On Behalf of | Dec 10, 2013 | Firm News, Workplace Accidents

When a worker dies in a work-related accident, workers’ compensation death benefits are payable to the surviving dependents of the deceased worker. In Colorado and other states this generally includes a surviving spouse, minor children, and parents. The survivors will receive workers’ compensation payments based on a prescribed percentage of the deceased worker’s average weekly wage prior to the workplace injury and death.

In general, the benefits for minor children cease when the child reaches the age of 18, however there are additional benefits payable if the child remains enrolled in an institute of higher education. There may be reasons to consider a lump-sum settlement after a worker’s death, but each case differs and must be evaluated carefully with counsel. A lump-sum settlement in some cases may be giving up valuable benefits over the long-run that are far more valuable than a quick settlement.

In any event, the insurer will not negotiate a settlement of workers’ compensation death benefits unless it also receives a significant benefit. It’s best for workers’ compensation counsel to advise beneficiaries on such issues and to also handle the potentially complex negotiations. Unfortunately, these fatalities occur daily, with a greater number of them in certain hazardous industries.

In one recent case in Georgia, a 31-year-old man died in a gruesome accident at a Pratt Industries plant while working on a conveyor belt. He was apparently clearing out the entrance of an obstruction of wood chips when his left hand got caught and he was pulled into the conveyor mechanism. It took his hand and then his left arm, crushing and killing him soon thereafter.

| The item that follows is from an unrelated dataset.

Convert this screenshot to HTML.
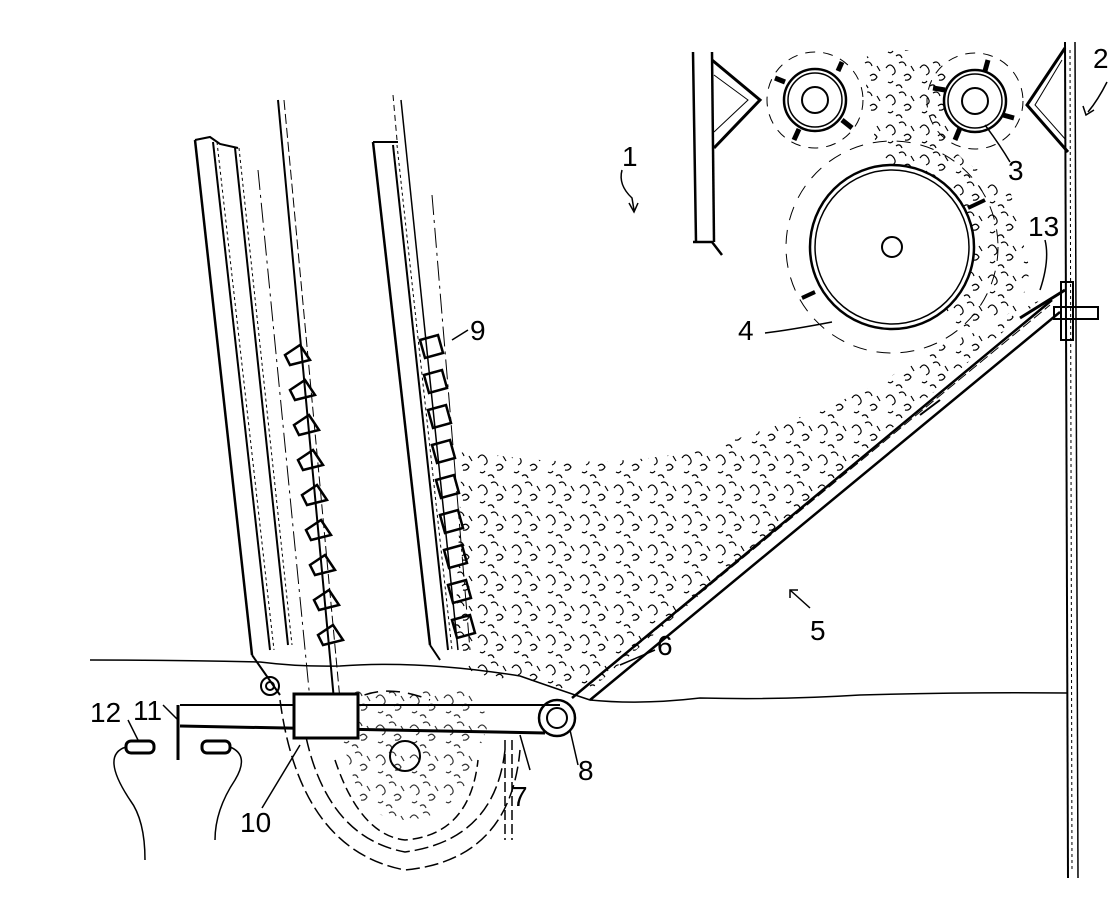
<!DOCTYPE html>
<html><head><meta charset="utf-8"><style>
html,body{margin:0;padding:0;background:#fff;}
svg{display:block}
text{font-family:"Liberation Sans",sans-serif;font-size:28px;fill:#000}
</style></head><body>
<svg width="1120" height="902" viewBox="0 0 1120 902" xmlns="http://www.w3.org/2000/svg">
<defs>
<pattern id="cot" width="34" height="30" patternUnits="userSpaceOnUse">
<path d="M2 8 q4 -6 8 0 q3 5 -2 7 M15 3 q5 -3 7 3 M20 16 q4 -4 7 1 q-2 4 -6 3 M4 22 q3 2 5 -1 M27 6 l3 5 M12 26 q4 -3 6 2" fill="none" stroke="#000" stroke-width="1.2"/>
</pattern>
</defs>
<g fill="none" stroke="#000" stroke-width="2">
<!-- cotton -->
<path d="M462 450 C520 460 600 470 700 450 C800 420 880 390 930 350 C980 330 1010 320 1030 305 L1040 300 L590 690 L560 690 L520 680 L470 675 L455 640 Z" fill="url(#cot)" stroke="none"/>
<path d="M862 60 C880 45 930 45 945 70 L950 140 C955 160 980 170 1010 190 L1030 270 L1020 310 L960 330 L930 300 L890 170 L875 140 Z" fill="url(#cot)" stroke="none"/>
<path d="M330 700 L360 800 Q400 840 460 800 L490 720 L470 690 L330 690 Z" fill="url(#cot)" stroke="none" opacity="0.8"/>
<!-- right wall -->
<line x1="1065" y1="42" x2="1068" y2="878"/><line x1="1075" y1="42" x2="1078" y2="878" stroke-width="1.5"/>
<line x1="1070" y1="50" x2="1072" y2="870" stroke-dasharray="3 3" stroke-width="1"/>
<path d="M1065 48 L1027 105 L1068 152" stroke-width="3"/><path d="M1062 60 L1035 105 L1066 140" stroke-width="1"/>
<path d="M1065 290 L1020 318" stroke-width="3"/>
<rect x="1061" y="282" width="12" height="58" stroke-width="2"/><rect x="1054" y="307" width="44" height="12" stroke-width="2"/>
<!-- left top bracket -->
<line x1="693" y1="52" x2="696" y2="242" stroke-width="2.5"/><line x1="712" y1="52" x2="714" y2="242" stroke-width="2.5"/>
<path d="M693 242 L712 242 L722 255" stroke-width="2.5"/><path d="M712 60 L760 100 L714 148" stroke-width="3"/><path d="M714 75 L748 100 L714 132" stroke-width="1"/>
<!-- rollers -->
<circle cx="815" cy="100" r="31" fill="#fff" stroke-width="2.5"/><circle cx="815" cy="100" r="27" stroke-width="1.5"/><circle cx="815" cy="100" r="13"/><circle cx="815" cy="100" r="48" stroke-dasharray="10 8" stroke-width="1"/>
<circle cx="975" cy="101" r="31" fill="#fff" stroke-width="2.5"/><circle cx="975" cy="101" r="27" stroke-width="1.5"/><circle cx="975" cy="101" r="13"/><circle cx="975" cy="101" r="48" stroke-dasharray="10 8" stroke-width="1"/>
<g stroke-width="5"><line x1="785" y1="82" x2="775" y2="78"/><line x1="799" y1="129" x2="794" y2="140"/><line x1="842" y1="120" x2="852" y2="128"/><line x1="838" y1="71" x2="842" y2="62"/><line x1="945" y1="90" x2="933" y2="88"/><line x1="985" y1="71" x2="988" y2="60"/><line x1="1003" y1="115" x2="1014" y2="118"/><line x1="960" y1="128" x2="955" y2="140"/></g>
<!-- drum -->
<circle cx="892" cy="247" r="82" fill="#fff" stroke-width="2.5"/><circle cx="892" cy="247" r="77" stroke-width="1.5"/><circle cx="892" cy="247" r="10"/>
<circle cx="892" cy="247" r="106" stroke-dasharray="14 10" stroke-width="1"/>
<g stroke-width="4"><line x1="968" y1="208" x2="985" y2="200"/><line x1="815" y1="292" x2="802" y2="298"/></g>
<!-- inclined plate 6 -->
<line x1="572" y1="698" x2="1052" y2="300" stroke-width="2.5"/>
<line x1="590" y1="700" x2="1060" y2="312" stroke-width="2.5"/>
<line x1="580" y1="692" x2="1050" y2="305" stroke-width="1" stroke-dasharray="10 4"/>
<line x1="920" y1="415" x2="940" y2="400"/>
<!-- floor line -->
<path d="M90 660 Q180 660 260 662 Q300 667 340 666 Q420 660 520 676 Q560 690 590 700 Q640 705 700 698 Q780 700 860 695 Q960 692 1068 693" stroke-width="1.5"/>
<!-- left channel board 1 -->
<line x1="195" y1="140" x2="252" y2="655" stroke-width="2.5"/>
<line x1="213" y1="142" x2="270" y2="650" stroke-width="2"/><line x1="217" y1="142" x2="274" y2="650" stroke-width="1" stroke-dasharray="3 3"/>
<line x1="235" y1="148" x2="288" y2="645" stroke-width="2"/><line x1="239" y1="148" x2="292" y2="645" stroke-width="1" stroke-dasharray="3 3"/>
<path d="M195 140 L210 137 L220 144 L238 148"/><path d="M252 655 L280 695"/>
<line x1="258" y1="170" x2="310" y2="700" stroke-dasharray="20 5 3 5" stroke-width="1"/>
<line x1="278" y1="100" x2="334" y2="700"/><line x1="284" y1="100" x2="340" y2="700" stroke-dasharray="10 4" stroke-width="1"/>
<!-- board 2 -->
<line x1="373" y1="142" x2="430" y2="645" stroke-width="2.5"/>
<line x1="393" y1="145" x2="448" y2="650" stroke-width="2"/><line x1="397" y1="145" x2="452" y2="650" stroke-width="1" stroke-dasharray="3 3"/>
<line x1="401" y1="100" x2="458" y2="650" stroke-width="1.5"/>
<path d="M373 142 L398 142"/><path d="M430 645 L440 660"/>
<line x1="432" y1="195" x2="470" y2="650" stroke-dasharray="20 5 3 5" stroke-width="1"/>
<line x1="393" y1="95" x2="397" y2="140" stroke-dasharray="6 4" stroke-width="1"/>
<!-- chain cups 1 -->
<g stroke-width="2.5">
<path d="M285 355 l15 -10 l10 15 l-20 5 Z"/><path d="M290 390 l15 -10 l10 15 l-20 5 Z"/><path d="M294 425 l15 -10 l10 15 l-20 5 Z"/><path d="M298 460 l15 -10 l10 15 l-20 5 Z"/><path d="M302 495 l15 -10 l10 15 l-20 5 Z"/><path d="M306 530 l15 -10 l10 15 l-20 5 Z"/><path d="M310 565 l15 -10 l10 15 l-20 5 Z"/><path d="M314 600 l15 -10 l10 15 l-20 5 Z"/><path d="M318 635 l15 -10 l10 15 l-20 5 Z"/>
<!-- cups 2 -->
<path d="M420 340 l18 -5 l5 18 l-18 5 Z"/><path d="M424 375 l18 -5 l5 18 l-18 5 Z"/><path d="M428 410 l18 -5 l5 18 l-18 5 Z"/><path d="M432 445 l18 -5 l5 18 l-18 5 Z"/><path d="M436 480 l18 -5 l5 18 l-18 5 Z"/><path d="M440 515 l18 -5 l5 18 l-18 5 Z"/><path d="M444 550 l18 -5 l5 18 l-18 5 Z"/><path d="M448 585 l18 -5 l5 18 l-18 5 Z"/><path d="M452 620 l18 -5 l5 18 l-18 5 Z"/>
</g>
<!-- U trough -->
<path d="M280 700 Q300 850 405 870 Q510 860 520 750" stroke-dasharray="14 5" stroke-width="1.5"/>
<path d="M300 700 Q315 835 405 852 Q495 840 505 750" stroke-dasharray="14 5" stroke-width="1.5"/>
<path d="M335 760 Q360 835 405 840 Q470 835 478 760" stroke-dasharray="10 5" stroke-width="1.5"/>
<path d="M345 705 Q380 680 430 700" stroke-dasharray="14 8" stroke-width="1.5"/>
<line x1="505" y1="740" x2="505" y2="840" stroke-dasharray="10 4" stroke-width="1.5"/><line x1="512" y1="740" x2="512" y2="840" stroke-dasharray="10 4" stroke-width="1.5"/>
<circle cx="405" cy="756" r="15"/>
<!-- lever 7 -->
<line x1="180" y1="705" x2="560" y2="705" stroke-width="2"/>
<line x1="180" y1="726" x2="545" y2="733" stroke-width="3"/>
<rect x="294" y="694" width="64" height="44" fill="#fff" stroke-width="3"/>
<line x1="178" y1="705" x2="178" y2="760" stroke-width="3"/>
<circle cx="270" cy="686" r="9"/><circle cx="270" cy="686" r="4"/>
<circle cx="557" cy="718" r="18" stroke-width="2.5"/><circle cx="557" cy="718" r="10" stroke-width="2"/>
<!-- sensors -->
<rect x="126" y="741" width="28" height="12" rx="5" stroke-width="3"/><rect x="202" y="741" width="28" height="12" rx="5" stroke-width="3"/>
<path d="M126 747 Q100 755 130 800 Q145 820 145 860" stroke-width="1.5"/>
<path d="M230 747 Q250 755 235 780 Q215 810 215 840" stroke-width="1.5"/>
<!-- leaders -->
<path d="M1107 82 Q1098 100 1088 112" stroke-width="1.5"/><path d="M1083 106 L1086 115 L1094 110" stroke-width="1.5"/>
<path d="M1010 162 Q1000 145 985 125" stroke-width="1.5"/>
<path d="M1045 240 Q1050 260 1040 290" stroke-width="1.5"/>
<path d="M765 333 Q790 330 832 322" stroke-width="1.5"/>
<path d="M622 170 Q618 185 632 198 L634 210" stroke-width="1.5"/><path d="M629 203 L634 212 L638 203" stroke-width="1.5"/>
<path d="M468 330 L452 340" stroke-width="1.5"/>
<path d="M810 608 L790 590" stroke-width="1.5"/><path d="M790 598 L790 590 L798 590" stroke-width="1.5"/>
<path d="M655 650 L620 665" stroke-width="1.5"/>
<path d="M163 705 L178 720" stroke-width="1.5"/>
<path d="M128 720 L138 740" stroke-width="1.5"/>
<path d="M262 808 L300 745" stroke-width="1.5"/>
<path d="M530 770 L520 735" stroke-width="1.5"/>
<path d="M578 765 L570 730" stroke-width="1.5"/>
</g>
<g>
<text x="1093" y="68">2</text>
<text x="1008" y="180">3</text>
<text x="1028" y="236">13</text>
<text x="622" y="166">1</text>
<text x="738" y="340">4</text>
<text x="470" y="340">9</text>
<text x="810" y="640">5</text>
<text x="657" y="655">6</text>
<text x="133" y="720">11</text>
<text x="90" y="722">12</text>
<text x="240" y="832">10</text>
<text x="512" y="806">7</text>
<text x="578" y="780">8</text>
</g>
</svg>
</body></html>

Promoting safety and reducing workplace injury and death are a central goal of the workers’ compensation matrix in Colorado and other states. Although OSHA had found no violations at the plant in May 2013, Pratt Industries has had several citations for “guarding hazards” at other plants. Such machinery is supposed to have a guard mechanism that would prevent this kind of unbelievably horrific event. One question for OSHA to look at will be whether the Pratt employees took the safety guard off the machine or whether it was manufactured at an earlier time without a guard.